■ WHAT IS ASKED
Return the records word for word. Any pictures in them are not part of the copy.
--- begin TASK DATA ---
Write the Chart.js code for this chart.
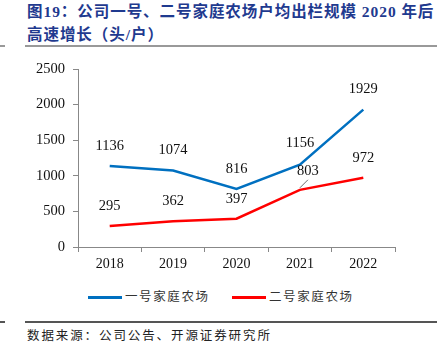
<!DOCTYPE html>
<html><head><meta charset="utf-8">
<script src="https://cdn.jsdelivr.net/npm/chart.js@4"></script>
<style>
body{margin:0;background:#fff;width:442px;height:353px;overflow:hidden;position:relative;font-family:"Liberation Serif","Noto Sans CJK SC",serif;}
#title{position:absolute;left:27px;top:0px;width:420px;color:#1F3A8F;font-weight:bold;font-size:15.5px;letter-spacing:0.95px;line-height:23px;font-family:"Liberation Serif","Noto Sans CJK SC",serif;white-space:nowrap;}
.rule{position:absolute;height:2px;background:#999;}
#src{position:absolute;left:27px;top:325px;font-size:12.5px;letter-spacing:1.9px;color:#222;font-family:"Noto Sans CJK SC",serif;}
#legend{position:absolute;top:286px;left:88px;font-size:12.5px;letter-spacing:1.6px;color:#333;font-family:"Noto Sans CJK SC",serif;}
.li{position:absolute;white-space:nowrap;}
.sw{display:inline-block;width:34px;height:3px;vertical-align:middle;margin-right:3px;}
canvas{position:absolute;left:0;top:0;}
</style></head>
<body>
<div id="title">图19：公司一号、二号家庭农场户均出栏规模 2020 年后<br>高速增长（头/户）</div>
<div class="rule" style="left:25px;top:45px;width:412px;"></div>
<div class="rule" style="left:0px;top:45px;width:5px;"></div>
<div class="rule" style="left:25px;top:321px;width:412px;background:#555;height:1.5px"></div>
<div class="rule" style="left:0px;top:321px;width:5px;background:#555;height:1.5px"></div>
<div id="src">数据来源：公司公告、开源证券研究所</div>
<div id="legend"></div>
<canvas id="c" width="442" height="353"></canvas>
<script>
const categories = ["2018","2019","2020","2021","2022"];
const farm1 = [1136,1074,816,1156,1929];
const farm2 = [295,362,397,803,972];
const seriesNames = ["一号家庭农场","二号家庭农场"];
const yTicks = [0,500,1000,1500,2000,2500];
const colors = ["#0070C0","#FF0000"];

const labelOffsets = [
  [[0,-20],[0,-20],[0,-20],[0,-22],[0,-20]],
  [[0,-20],[0,-20],[0,-20],[8,-19],[0,-20]]
];

const labelPlugin = {
  id:'labels',
  afterDatasetsDraw(chart){
    const ctx = chart.ctx;
    ctx.save();
    ctx.font = '14.5px "Liberation Serif"';
    ctx.fillStyle = '#111';
    ctx.textAlign = 'center';
    ctx.textBaseline = 'middle';
    chart.data.datasets.forEach((ds,di)=>{
      const meta = chart.getDatasetMeta(di);
      meta.data.forEach((pt,i)=>{
        const o = labelOffsets[di][i];
        ctx.fillText(String(ds.data[i]), pt.x+o[0], pt.y+o[1]);
        if(di===1 && i===3){
          ctx.strokeStyle='#444';ctx.lineWidth=0.8;
          ctx.beginPath();ctx.moveTo(pt.x,pt.y-2);ctx.lineTo(pt.x+8,pt.y-10);ctx.stroke();
        }
      });
    });
    ctx.restore();
  }
};

new Chart(document.getElementById('c'),{
  type:'line',
  data:{labels:categories,datasets:[
    {label:seriesNames[0],data:farm1,borderColor:colors[0],backgroundColor:colors[0],borderWidth:2.5,pointRadius:0,tension:0},
    {label:seriesNames[1],data:farm2,borderColor:colors[1],backgroundColor:colors[1],borderWidth:2.5,pointRadius:0,tension:0}
  ]},
  options:{
    responsive:false,animation:false,
    layout:{padding:{left:0,right:47,top:69,bottom:76}},
    plugins:{legend:{display:false},tooltip:{enabled:false}},
    scales:{
      x:{offset:true,
        grid:{offset:true,drawOnChartArea:false,drawTicks:true,tickLength:5,color:'#888'},
        border:{color:'#888',width:1},
        ticks:{color:'#111',font:{family:'Liberation Serif',size:14},padding:4},
        afterFit(s){s.height=30;}
      },
      y:{min:0,max:2500,
        afterBuildTicks(s){s.ticks=yTicks.map(v=>({value:v}));},
        grid:{drawOnChartArea:false,drawTicks:true,tickLength:5,color:'#888'},
        border:{color:'#888',width:1},
        ticks:{color:'#111',font:{family:'Liberation Serif',size:14.5},padding:8,callback:v=>String(v)},
        afterFit(s){s.width=78;}
      }
    }
  },
  plugins:[labelPlugin]
});

const lg = document.getElementById('legend');
const pos = [0,144];
seriesNames.forEach((n,i)=>{
  const d=document.createElement('div');d.className='li';d.style.left=pos[i]+'px';
  d.innerHTML='<span class="sw" style="background:'+colors[i]+'"></span>'+n;
  lg.appendChild(d);
});
</script>
</body></html>
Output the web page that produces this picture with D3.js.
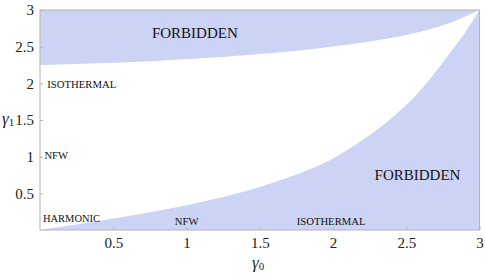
--- end TASK DATA ---
■ THE ANSWER
Write the Chart.js code for this chart.
<!DOCTYPE html>
<html><head><meta charset="utf-8">
<script src="https://cdn.jsdelivr.net/npm/chart.js@4"></script>
<style>
body{margin:0;background:#fff;width:442px;height:353px;overflow:hidden;position:relative;font-family:"Liberation Serif","Noto Sans CJK SC",serif;}
#title{position:absolute;left:27px;top:0px;width:420px;color:#1F3A8F;font-weight:bold;font-size:15.5px;letter-spacing:0.95px;line-height:23px;font-family:"Liberation Serif","Noto Sans CJK SC",serif;white-space:nowrap;}
.rule{position:absolute;height:2px;background:#999;}
#src{position:absolute;left:27px;top:325px;font-size:12.5px;letter-spacing:1.9px;color:#222;font-family:"Noto Sans CJK SC",serif;}
#legend{position:absolute;top:286px;left:88px;font-size:12.5px;letter-spacing:1.6px;color:#333;font-family:"Noto Sans CJK SC",serif;}
.li{position:absolute;white-space:nowrap;}
.sw{display:inline-block;width:34px;height:3px;vertical-align:middle;margin-right:3px;}
canvas{position:absolute;left:0;top:0;}
</style></head>
<body>
<div id="title">图19：公司一号、二号家庭农场户均出栏规模 2020 年后<br>高速增长（头/户）</div>
<div class="rule" style="left:25px;top:45px;width:412px;"></div>
<div class="rule" style="left:0px;top:45px;width:5px;"></div>
<div class="rule" style="left:25px;top:321px;width:412px;background:#555;height:1.5px"></div>
<div class="rule" style="left:0px;top:321px;width:5px;background:#555;height:1.5px"></div>
<div id="src">数据来源：公司公告、开源证券研究所</div>
<div id="legend"></div>
<canvas id="c" width="442" height="353"></canvas>
<script>
const categories = ["2018","2019","2020","2021","2022"];
const farm1 = [1136,1074,816,1156,1929];
const farm2 = [295,362,397,803,972];
const seriesNames = ["一号家庭农场","二号家庭农场"];
const yTicks = [0,500,1000,1500,2000,2500];
const colors = ["#0070C0","#FF0000"];

const labelOffsets = [
  [[0,-20],[0,-20],[0,-20],[0,-22],[0,-20]],
  [[0,-20],[0,-20],[0,-20],[8,-19],[0,-20]]
];

const labelPlugin = {
  id:'labels',
  afterDatasetsDraw(chart){
    const ctx = chart.ctx;
    ctx.save();
    ctx.font = '14.5px "Liberation Serif"';
    ctx.fillStyle = '#111';
    ctx.textAlign = 'center';
    ctx.textBaseline = 'middle';
    chart.data.datasets.forEach((ds,di)=>{
      const meta = chart.getDatasetMeta(di);
      meta.data.forEach((pt,i)=>{
        const o = labelOffsets[di][i];
        ctx.fillText(String(ds.data[i]), pt.x+o[0], pt.y+o[1]);
        if(di===1 && i===3){
          ctx.strokeStyle='#444';ctx.lineWidth=0.8;
          ctx.beginPath();ctx.moveTo(pt.x,pt.y-2);ctx.lineTo(pt.x+8,pt.y-10);ctx.stroke();
        }
      });
    });
    ctx.restore();
  }
};

new Chart(document.getElementById('c'),{
  type:'line',
  data:{labels:categories,datasets:[
    {label:seriesNames[0],data:farm1,borderColor:colors[0],backgroundColor:colors[0],borderWidth:2.5,pointRadius:0,tension:0},
    {label:seriesNames[1],data:farm2,borderColor:colors[1],backgroundColor:colors[1],borderWidth:2.5,pointRadius:0,tension:0}
  ]},
  options:{
    responsive:false,animation:false,
    layout:{padding:{left:0,right:47,top:69,bottom:76}},
    plugins:{legend:{display:false},tooltip:{enabled:false}},
    scales:{
      x:{offset:true,
        grid:{offset:true,drawOnChartArea:false,drawTicks:true,tickLength:5,color:'#888'},
        border:{color:'#888',width:1},
        ticks:{color:'#111',font:{family:'Liberation Serif',size:14},padding:4},
        afterFit(s){s.height=30;}
      },
      y:{min:0,max:2500,
        afterBuildTicks(s){s.ticks=yTicks.map(v=>({value:v}));},
        grid:{drawOnChartArea:false,drawTicks:true,tickLength:5,color:'#888'},
        border:{color:'#888',width:1},
        ticks:{color:'#111',font:{family:'Liberation Serif',size:14.5},padding:8,callback:v=>String(v)},
        afterFit(s){s.width=78;}
      }
    }
  },
  plugins:[labelPlugin]
});

const lg = document.getElementById('legend');
const pos = [0,144];
seriesNames.forEach((n,i)=>{
  const d=document.createElement('div');d.className='li';d.style.left=pos[i]+'px';
  d.innerHTML='<span class="sw" style="background:'+colors[i]+'"></span>'+n;
  lg.appendChild(d);
});
</script>
</body></html>
Output the web page that produces this picture with D3.js.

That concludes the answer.